▶ **Short exercise**:
Please set down all the lines beneath this one exactly, without the pictures.

▶ **Input material**:
────────────────

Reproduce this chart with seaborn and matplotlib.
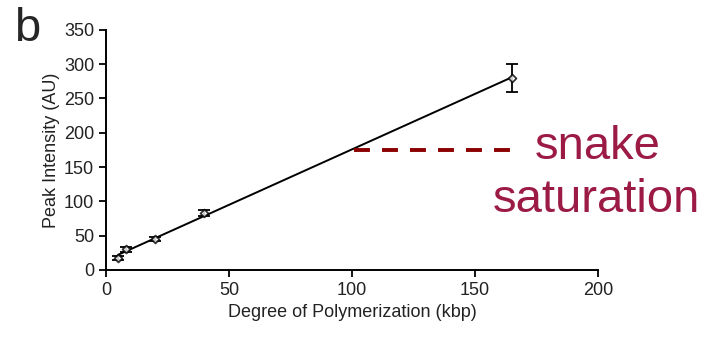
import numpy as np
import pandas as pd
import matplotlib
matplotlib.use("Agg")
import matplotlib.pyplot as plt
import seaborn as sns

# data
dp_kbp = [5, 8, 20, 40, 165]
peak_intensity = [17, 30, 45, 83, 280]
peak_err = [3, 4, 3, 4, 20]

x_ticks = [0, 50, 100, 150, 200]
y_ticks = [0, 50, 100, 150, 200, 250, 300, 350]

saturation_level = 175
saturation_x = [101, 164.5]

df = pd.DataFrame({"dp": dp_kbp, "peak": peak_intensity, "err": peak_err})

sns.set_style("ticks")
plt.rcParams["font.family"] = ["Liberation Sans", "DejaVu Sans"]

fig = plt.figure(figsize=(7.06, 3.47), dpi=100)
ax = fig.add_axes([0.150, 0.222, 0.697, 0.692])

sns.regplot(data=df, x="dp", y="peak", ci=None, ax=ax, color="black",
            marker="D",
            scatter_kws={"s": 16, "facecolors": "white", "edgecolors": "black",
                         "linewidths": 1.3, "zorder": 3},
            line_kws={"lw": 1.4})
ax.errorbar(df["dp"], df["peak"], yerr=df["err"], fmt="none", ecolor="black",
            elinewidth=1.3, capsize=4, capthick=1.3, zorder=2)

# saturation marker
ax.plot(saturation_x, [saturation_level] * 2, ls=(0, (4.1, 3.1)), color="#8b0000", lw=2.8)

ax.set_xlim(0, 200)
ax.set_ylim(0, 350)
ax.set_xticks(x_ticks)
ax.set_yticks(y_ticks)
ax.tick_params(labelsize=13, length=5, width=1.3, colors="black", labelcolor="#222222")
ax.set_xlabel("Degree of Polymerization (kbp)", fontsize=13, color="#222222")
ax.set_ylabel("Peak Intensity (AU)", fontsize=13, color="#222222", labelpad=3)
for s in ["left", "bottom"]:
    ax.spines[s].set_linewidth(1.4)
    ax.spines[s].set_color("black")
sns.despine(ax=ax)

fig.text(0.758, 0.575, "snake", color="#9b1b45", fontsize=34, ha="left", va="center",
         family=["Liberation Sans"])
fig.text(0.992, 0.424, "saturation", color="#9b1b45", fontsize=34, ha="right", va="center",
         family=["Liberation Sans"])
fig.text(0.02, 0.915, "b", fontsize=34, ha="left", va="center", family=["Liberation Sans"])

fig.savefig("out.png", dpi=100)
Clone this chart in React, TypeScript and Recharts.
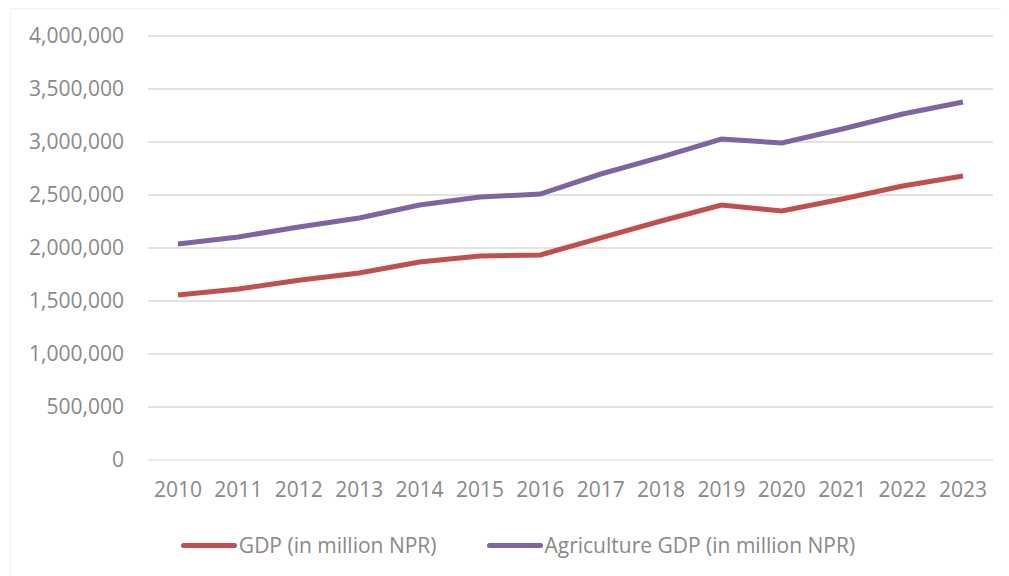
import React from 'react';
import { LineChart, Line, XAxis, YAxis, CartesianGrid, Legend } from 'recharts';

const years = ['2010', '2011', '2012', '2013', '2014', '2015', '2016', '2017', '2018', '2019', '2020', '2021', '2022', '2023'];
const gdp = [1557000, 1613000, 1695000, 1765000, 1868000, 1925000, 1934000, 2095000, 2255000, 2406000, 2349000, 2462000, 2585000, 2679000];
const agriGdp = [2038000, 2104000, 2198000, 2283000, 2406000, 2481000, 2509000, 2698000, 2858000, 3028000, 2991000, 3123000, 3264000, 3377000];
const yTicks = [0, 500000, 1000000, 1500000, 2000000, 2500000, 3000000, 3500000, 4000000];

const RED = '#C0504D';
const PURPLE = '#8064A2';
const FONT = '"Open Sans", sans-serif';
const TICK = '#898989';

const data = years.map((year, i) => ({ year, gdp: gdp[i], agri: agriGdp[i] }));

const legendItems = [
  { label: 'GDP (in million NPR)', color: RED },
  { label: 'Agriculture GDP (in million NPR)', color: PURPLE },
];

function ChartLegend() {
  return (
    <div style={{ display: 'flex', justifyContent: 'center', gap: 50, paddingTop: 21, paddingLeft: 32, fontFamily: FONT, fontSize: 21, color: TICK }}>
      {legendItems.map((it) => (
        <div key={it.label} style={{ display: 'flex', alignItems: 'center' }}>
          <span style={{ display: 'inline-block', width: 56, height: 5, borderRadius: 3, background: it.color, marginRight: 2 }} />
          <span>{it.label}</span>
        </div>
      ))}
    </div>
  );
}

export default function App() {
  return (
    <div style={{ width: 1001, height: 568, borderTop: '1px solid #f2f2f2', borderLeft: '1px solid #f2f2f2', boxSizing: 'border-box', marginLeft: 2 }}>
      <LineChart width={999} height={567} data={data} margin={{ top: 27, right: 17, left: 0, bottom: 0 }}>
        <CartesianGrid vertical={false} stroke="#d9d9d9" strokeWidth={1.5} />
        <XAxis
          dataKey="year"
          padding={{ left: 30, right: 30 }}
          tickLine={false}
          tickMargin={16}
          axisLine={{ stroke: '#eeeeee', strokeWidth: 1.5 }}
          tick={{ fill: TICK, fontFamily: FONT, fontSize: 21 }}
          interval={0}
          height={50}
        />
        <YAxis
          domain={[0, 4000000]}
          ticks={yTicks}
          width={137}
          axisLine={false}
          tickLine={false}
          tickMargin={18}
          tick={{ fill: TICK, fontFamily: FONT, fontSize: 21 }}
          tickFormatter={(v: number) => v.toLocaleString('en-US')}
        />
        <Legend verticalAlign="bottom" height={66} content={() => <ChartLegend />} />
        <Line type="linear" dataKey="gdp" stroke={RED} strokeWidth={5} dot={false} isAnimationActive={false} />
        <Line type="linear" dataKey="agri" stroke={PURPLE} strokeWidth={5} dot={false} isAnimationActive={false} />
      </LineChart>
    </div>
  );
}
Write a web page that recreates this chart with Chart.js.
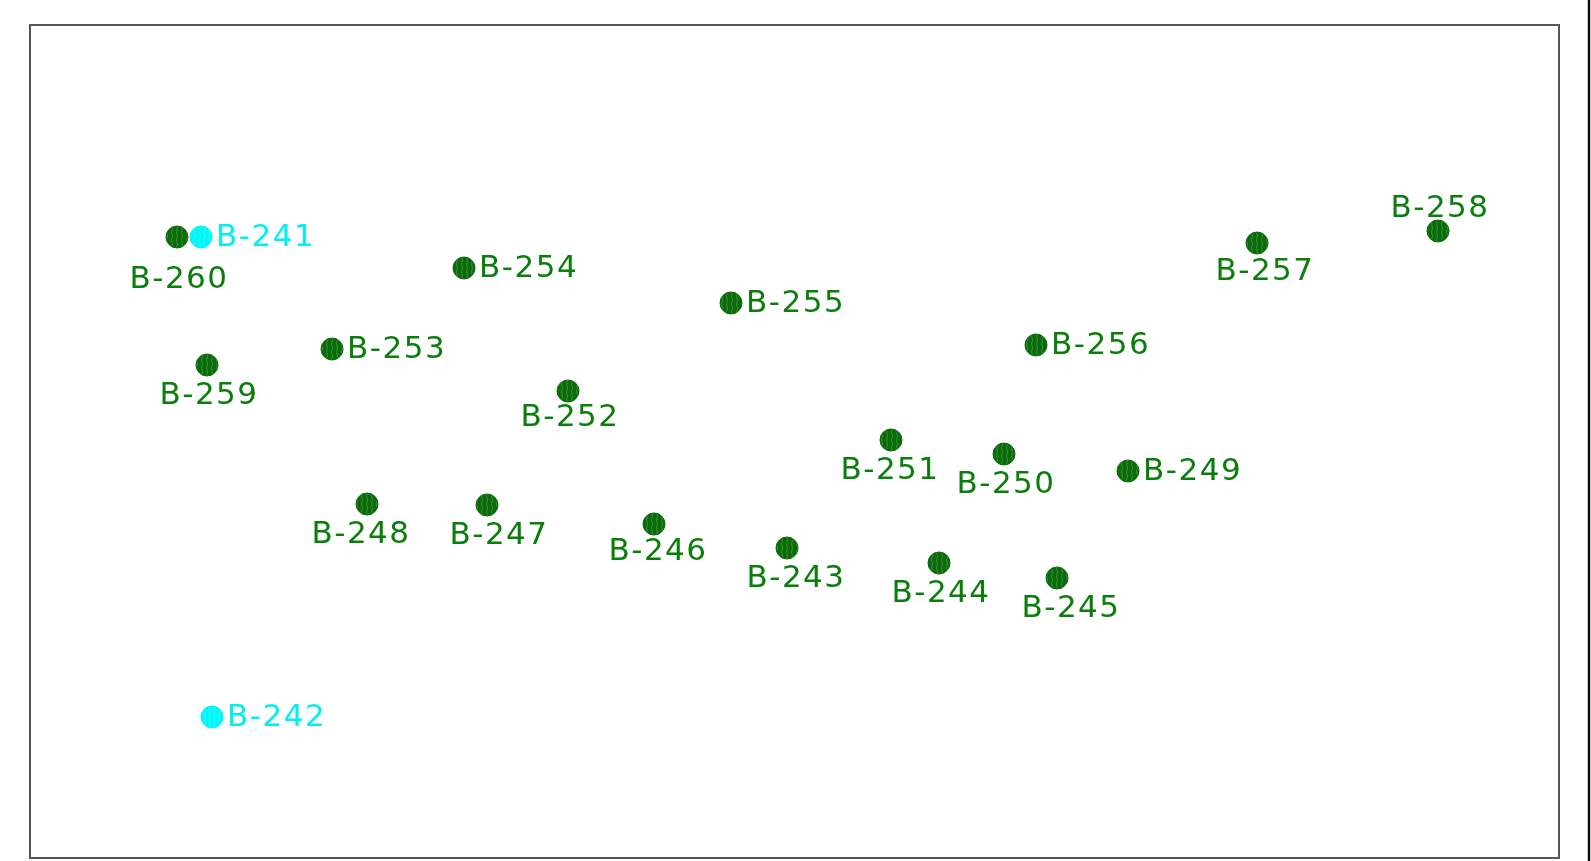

────────────────

▶ **Complete output**:
Reproduce this chart with seaborn and matplotlib.
import numpy as np
import pandas as pd
import matplotlib
matplotlib.use("Agg")
import matplotlib.pyplot as plt
import seaborn as sns

# data
dp_kbp = [5, 8, 20, 40, 165]
peak_intensity = [17, 30, 45, 83, 280]
peak_err = [3, 4, 3, 4, 20]

x_ticks = [0, 50, 100, 150, 200]
y_ticks = [0, 50, 100, 150, 200, 250, 300, 350]

saturation_level = 175
saturation_x = [101, 164.5]

df = pd.DataFrame({"dp": dp_kbp, "peak": peak_intensity, "err": peak_err})

sns.set_style("ticks")
plt.rcParams["font.family"] = ["Liberation Sans", "DejaVu Sans"]

fig = plt.figure(figsize=(7.06, 3.47), dpi=100)
ax = fig.add_axes([0.150, 0.222, 0.697, 0.692])

sns.regplot(data=df, x="dp", y="peak", ci=None, ax=ax, color="black",
            marker="D",
            scatter_kws={"s": 16, "facecolors": "white", "edgecolors": "black",
                         "linewidths": 1.3, "zorder": 3},
            line_kws={"lw": 1.4})
ax.errorbar(df["dp"], df["peak"], yerr=df["err"], fmt="none", ecolor="black",
            elinewidth=1.3, capsize=4, capthick=1.3, zorder=2)

# saturation marker
ax.plot(saturation_x, [saturation_level] * 2, ls=(0, (4.1, 3.1)), color="#8b0000", lw=2.8)

ax.set_xlim(0, 200)
ax.set_ylim(0, 350)
ax.set_xticks(x_ticks)
ax.set_yticks(y_ticks)
ax.tick_params(labelsize=13, length=5, width=1.3, colors="black", labelcolor="#222222")
ax.set_xlabel("Degree of Polymerization (kbp)", fontsize=13, color="#222222")
ax.set_ylabel("Peak Intensity (AU)", fontsize=13, color="#222222", labelpad=3)
for s in ["left", "bottom"]:
    ax.spines[s].set_linewidth(1.4)
    ax.spines[s].set_color("black")
sns.despine(ax=ax)

fig.text(0.758, 0.575, "snake", color="#9b1b45", fontsize=34, ha="left", va="center",
         family=["Liberation Sans"])
fig.text(0.992, 0.424, "saturation", color="#9b1b45", fontsize=34, ha="right", va="center",
         family=["Liberation Sans"])
fig.text(0.02, 0.915, "b", fontsize=34, ha="left", va="center", family=["Liberation Sans"])

fig.savefig("out.png", dpi=100)
Clone this chart in React, TypeScript and Recharts.
import React from 'react';
import { LineChart, Line, XAxis, YAxis, CartesianGrid, Legend } from 'recharts';

const years = ['2010', '2011', '2012', '2013', '2014', '2015', '2016', '2017', '2018', '2019', '2020', '2021', '2022', '2023'];
const gdp = [1557000, 1613000, 1695000, 1765000, 1868000, 1925000, 1934000, 2095000, 2255000, 2406000, 2349000, 2462000, 2585000, 2679000];
const agriGdp = [2038000, 2104000, 2198000, 2283000, 2406000, 2481000, 2509000, 2698000, 2858000, 3028000, 2991000, 3123000, 3264000, 3377000];
const yTicks = [0, 500000, 1000000, 1500000, 2000000, 2500000, 3000000, 3500000, 4000000];

const RED = '#C0504D';
const PURPLE = '#8064A2';
const FONT = '"Open Sans", sans-serif';
const TICK = '#898989';

const data = years.map((year, i) => ({ year, gdp: gdp[i], agri: agriGdp[i] }));

const legendItems = [
  { label: 'GDP (in million NPR)', color: RED },
  { label: 'Agriculture GDP (in million NPR)', color: PURPLE },
];

function ChartLegend() {
  return (
    <div style={{ display: 'flex', justifyContent: 'center', gap: 50, paddingTop: 21, paddingLeft: 32, fontFamily: FONT, fontSize: 21, color: TICK }}>
      {legendItems.map((it) => (
        <div key={it.label} style={{ display: 'flex', alignItems: 'center' }}>
          <span style={{ display: 'inline-block', width: 56, height: 5, borderRadius: 3, background: it.color, marginRight: 2 }} />
          <span>{it.label}</span>
        </div>
      ))}
    </div>
  );
}

export default function App() {
  return (
    <div style={{ width: 1001, height: 568, borderTop: '1px solid #f2f2f2', borderLeft: '1px solid #f2f2f2', boxSizing: 'border-box', marginLeft: 2 }}>
      <LineChart width={999} height={567} data={data} margin={{ top: 27, right: 17, left: 0, bottom: 0 }}>
        <CartesianGrid vertical={false} stroke="#d9d9d9" strokeWidth={1.5} />
        <XAxis
          dataKey="year"
          padding={{ left: 30, right: 30 }}
          tickLine={false}
          tickMargin={16}
          axisLine={{ stroke: '#eeeeee', strokeWidth: 1.5 }}
          tick={{ fill: TICK, fontFamily: FONT, fontSize: 21 }}
          interval={0}
          height={50}
        />
        <YAxis
          domain={[0, 4000000]}
          ticks={yTicks}
          width={137}
          axisLine={false}
          tickLine={false}
          tickMargin={18}
          tick={{ fill: TICK, fontFamily: FONT, fontSize: 21 }}
          tickFormatter={(v: number) => v.toLocaleString('en-US')}
        />
        <Legend verticalAlign="bottom" height={66} content={() => <ChartLegend />} />
        <Line type="linear" dataKey="gdp" stroke={RED} strokeWidth={5} dot={false} isAnimationActive={false} />
        <Line type="linear" dataKey="agri" stroke={PURPLE} strokeWidth={5} dot={false} isAnimationActive={false} />
      </LineChart>
    </div>
  );
}
Write a web page that recreates this chart with Chart.js.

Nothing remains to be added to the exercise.